• [Objective]: Each line from the beginning of the data below through the line containing "Chart.register(...registerables);" should be repeated exactly, please.
[start of Stored data]
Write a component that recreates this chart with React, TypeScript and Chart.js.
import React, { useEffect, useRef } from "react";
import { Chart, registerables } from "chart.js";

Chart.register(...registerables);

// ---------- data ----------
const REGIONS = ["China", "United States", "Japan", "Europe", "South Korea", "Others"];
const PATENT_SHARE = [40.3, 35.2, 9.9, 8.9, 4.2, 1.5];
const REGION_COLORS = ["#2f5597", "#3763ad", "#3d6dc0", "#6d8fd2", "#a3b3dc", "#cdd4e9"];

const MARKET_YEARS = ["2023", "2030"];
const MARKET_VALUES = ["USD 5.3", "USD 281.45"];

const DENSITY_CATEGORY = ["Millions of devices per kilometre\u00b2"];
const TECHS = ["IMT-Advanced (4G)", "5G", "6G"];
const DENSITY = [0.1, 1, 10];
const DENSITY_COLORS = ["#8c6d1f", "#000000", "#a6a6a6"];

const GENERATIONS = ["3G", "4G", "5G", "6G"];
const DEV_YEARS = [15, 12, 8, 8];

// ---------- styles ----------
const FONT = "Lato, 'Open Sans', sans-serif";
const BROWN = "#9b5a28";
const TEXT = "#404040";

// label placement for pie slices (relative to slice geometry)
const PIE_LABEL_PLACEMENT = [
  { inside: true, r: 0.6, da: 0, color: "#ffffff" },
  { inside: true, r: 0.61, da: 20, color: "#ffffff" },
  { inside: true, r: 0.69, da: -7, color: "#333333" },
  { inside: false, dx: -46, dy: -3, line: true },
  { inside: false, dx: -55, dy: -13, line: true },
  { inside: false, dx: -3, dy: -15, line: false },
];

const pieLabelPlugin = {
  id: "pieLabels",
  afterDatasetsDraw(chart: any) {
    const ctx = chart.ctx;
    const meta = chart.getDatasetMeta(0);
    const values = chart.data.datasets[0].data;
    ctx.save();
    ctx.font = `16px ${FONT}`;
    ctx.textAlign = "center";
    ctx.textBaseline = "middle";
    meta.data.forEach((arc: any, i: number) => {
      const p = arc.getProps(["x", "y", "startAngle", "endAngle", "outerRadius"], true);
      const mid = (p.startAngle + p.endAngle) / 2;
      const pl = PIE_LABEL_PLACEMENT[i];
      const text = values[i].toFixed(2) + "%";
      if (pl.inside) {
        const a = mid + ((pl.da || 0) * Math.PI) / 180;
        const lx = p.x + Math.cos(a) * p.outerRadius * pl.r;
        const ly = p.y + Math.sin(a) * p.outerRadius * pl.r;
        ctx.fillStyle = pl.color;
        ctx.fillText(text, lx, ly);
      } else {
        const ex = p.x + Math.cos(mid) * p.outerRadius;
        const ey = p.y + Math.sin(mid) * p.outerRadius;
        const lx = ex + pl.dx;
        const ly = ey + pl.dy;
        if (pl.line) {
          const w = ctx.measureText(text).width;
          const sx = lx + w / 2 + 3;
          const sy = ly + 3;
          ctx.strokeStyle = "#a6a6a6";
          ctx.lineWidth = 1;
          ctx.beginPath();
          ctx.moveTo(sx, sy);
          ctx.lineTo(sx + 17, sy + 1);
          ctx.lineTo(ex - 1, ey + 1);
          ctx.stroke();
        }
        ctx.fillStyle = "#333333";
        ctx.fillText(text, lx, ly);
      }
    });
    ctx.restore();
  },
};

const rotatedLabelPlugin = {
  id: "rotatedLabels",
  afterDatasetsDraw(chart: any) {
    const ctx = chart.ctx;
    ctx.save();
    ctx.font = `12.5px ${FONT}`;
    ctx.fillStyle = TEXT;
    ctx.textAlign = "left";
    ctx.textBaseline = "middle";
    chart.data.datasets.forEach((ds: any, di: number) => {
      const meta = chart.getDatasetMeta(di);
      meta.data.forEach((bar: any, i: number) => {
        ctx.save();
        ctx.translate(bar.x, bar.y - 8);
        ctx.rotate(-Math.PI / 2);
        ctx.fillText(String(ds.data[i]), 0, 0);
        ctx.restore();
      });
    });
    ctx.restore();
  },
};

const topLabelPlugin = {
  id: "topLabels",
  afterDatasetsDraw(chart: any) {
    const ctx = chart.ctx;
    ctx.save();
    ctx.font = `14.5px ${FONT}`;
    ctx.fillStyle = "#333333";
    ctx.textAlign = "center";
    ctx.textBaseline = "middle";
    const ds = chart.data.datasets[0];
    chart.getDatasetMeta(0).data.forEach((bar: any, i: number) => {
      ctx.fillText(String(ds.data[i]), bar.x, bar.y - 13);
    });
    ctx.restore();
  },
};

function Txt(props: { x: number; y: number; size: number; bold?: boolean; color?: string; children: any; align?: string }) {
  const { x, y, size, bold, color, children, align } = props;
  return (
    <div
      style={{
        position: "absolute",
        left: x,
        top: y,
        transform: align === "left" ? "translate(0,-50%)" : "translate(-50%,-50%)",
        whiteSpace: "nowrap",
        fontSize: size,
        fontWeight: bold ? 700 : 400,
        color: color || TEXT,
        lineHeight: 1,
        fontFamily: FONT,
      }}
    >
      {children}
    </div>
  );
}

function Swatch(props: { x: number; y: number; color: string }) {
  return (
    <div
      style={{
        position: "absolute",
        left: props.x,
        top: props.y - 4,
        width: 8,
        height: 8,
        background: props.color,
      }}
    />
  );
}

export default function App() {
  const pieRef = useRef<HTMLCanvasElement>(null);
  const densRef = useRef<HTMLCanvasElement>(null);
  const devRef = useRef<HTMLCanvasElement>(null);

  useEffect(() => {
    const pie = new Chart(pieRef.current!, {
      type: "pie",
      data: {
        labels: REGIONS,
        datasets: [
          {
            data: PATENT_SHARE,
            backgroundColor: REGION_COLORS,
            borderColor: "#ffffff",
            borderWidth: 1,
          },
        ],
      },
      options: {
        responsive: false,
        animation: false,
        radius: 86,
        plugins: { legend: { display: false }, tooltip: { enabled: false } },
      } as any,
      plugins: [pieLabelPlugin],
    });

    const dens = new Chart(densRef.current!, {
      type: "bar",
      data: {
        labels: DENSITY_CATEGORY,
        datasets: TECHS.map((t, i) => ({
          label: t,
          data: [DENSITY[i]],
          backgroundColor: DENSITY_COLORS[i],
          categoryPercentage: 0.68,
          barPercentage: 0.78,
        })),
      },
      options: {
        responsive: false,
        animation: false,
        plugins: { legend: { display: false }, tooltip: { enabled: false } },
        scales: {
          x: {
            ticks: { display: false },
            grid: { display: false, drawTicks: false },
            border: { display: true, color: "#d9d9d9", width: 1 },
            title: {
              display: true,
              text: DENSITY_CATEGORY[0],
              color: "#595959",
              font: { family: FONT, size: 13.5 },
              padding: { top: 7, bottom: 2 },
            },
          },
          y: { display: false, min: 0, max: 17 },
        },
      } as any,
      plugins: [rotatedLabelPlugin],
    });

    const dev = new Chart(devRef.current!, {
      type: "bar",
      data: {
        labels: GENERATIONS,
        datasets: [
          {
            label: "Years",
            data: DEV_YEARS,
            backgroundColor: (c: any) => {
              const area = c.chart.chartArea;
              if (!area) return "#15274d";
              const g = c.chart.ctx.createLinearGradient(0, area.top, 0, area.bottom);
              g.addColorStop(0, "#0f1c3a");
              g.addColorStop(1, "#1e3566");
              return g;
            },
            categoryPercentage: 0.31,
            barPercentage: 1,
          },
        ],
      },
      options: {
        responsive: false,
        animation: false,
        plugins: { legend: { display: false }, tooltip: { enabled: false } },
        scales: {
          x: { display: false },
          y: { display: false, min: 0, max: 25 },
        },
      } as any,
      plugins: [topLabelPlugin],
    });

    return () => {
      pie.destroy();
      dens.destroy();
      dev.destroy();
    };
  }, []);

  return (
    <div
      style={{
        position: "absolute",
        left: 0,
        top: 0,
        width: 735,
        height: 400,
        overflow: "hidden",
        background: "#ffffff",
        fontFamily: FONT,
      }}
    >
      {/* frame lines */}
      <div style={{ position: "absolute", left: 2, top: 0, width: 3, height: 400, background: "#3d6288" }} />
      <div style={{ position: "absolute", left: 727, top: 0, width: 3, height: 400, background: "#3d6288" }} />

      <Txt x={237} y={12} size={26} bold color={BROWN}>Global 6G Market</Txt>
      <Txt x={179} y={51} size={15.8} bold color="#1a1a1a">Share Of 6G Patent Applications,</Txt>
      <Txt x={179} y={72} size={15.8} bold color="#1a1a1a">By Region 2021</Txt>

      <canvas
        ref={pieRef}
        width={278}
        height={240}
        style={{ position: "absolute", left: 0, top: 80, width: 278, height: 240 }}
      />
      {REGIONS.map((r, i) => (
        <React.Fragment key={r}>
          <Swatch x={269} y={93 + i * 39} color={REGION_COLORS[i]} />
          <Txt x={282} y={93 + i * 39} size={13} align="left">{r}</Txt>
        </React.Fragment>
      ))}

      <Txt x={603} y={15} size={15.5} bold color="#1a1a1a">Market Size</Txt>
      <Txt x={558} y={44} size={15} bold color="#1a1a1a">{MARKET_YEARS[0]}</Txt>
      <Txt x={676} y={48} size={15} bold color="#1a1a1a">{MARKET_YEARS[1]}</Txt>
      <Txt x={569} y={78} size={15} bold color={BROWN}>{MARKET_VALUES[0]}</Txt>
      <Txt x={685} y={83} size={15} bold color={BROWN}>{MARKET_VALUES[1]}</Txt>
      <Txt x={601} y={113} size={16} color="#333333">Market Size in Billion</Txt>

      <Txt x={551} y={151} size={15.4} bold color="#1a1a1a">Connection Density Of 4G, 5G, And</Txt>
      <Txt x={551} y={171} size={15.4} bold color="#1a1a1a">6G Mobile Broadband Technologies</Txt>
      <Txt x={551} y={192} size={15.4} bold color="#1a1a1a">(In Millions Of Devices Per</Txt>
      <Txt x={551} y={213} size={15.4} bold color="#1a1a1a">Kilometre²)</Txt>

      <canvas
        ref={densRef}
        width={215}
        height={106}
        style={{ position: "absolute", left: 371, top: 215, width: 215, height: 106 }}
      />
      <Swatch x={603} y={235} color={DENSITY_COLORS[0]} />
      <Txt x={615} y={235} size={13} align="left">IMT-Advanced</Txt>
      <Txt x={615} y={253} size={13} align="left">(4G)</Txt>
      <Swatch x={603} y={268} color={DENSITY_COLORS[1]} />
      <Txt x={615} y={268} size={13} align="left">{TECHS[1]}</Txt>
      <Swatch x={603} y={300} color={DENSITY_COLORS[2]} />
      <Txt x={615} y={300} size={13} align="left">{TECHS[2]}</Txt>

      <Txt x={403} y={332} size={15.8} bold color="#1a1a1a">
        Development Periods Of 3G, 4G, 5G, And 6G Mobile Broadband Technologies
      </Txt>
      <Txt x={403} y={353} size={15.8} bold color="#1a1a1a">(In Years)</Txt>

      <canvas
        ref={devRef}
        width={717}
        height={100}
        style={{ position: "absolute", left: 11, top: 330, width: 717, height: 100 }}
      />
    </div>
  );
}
[end of Stored data]
• [Task answer]:
Write a component that recreates this chart with React, TypeScript and Chart.js.
import React, { useEffect, useRef } from "react";
import { Chart, registerables } from "chart.js";

Chart.register(...registerables);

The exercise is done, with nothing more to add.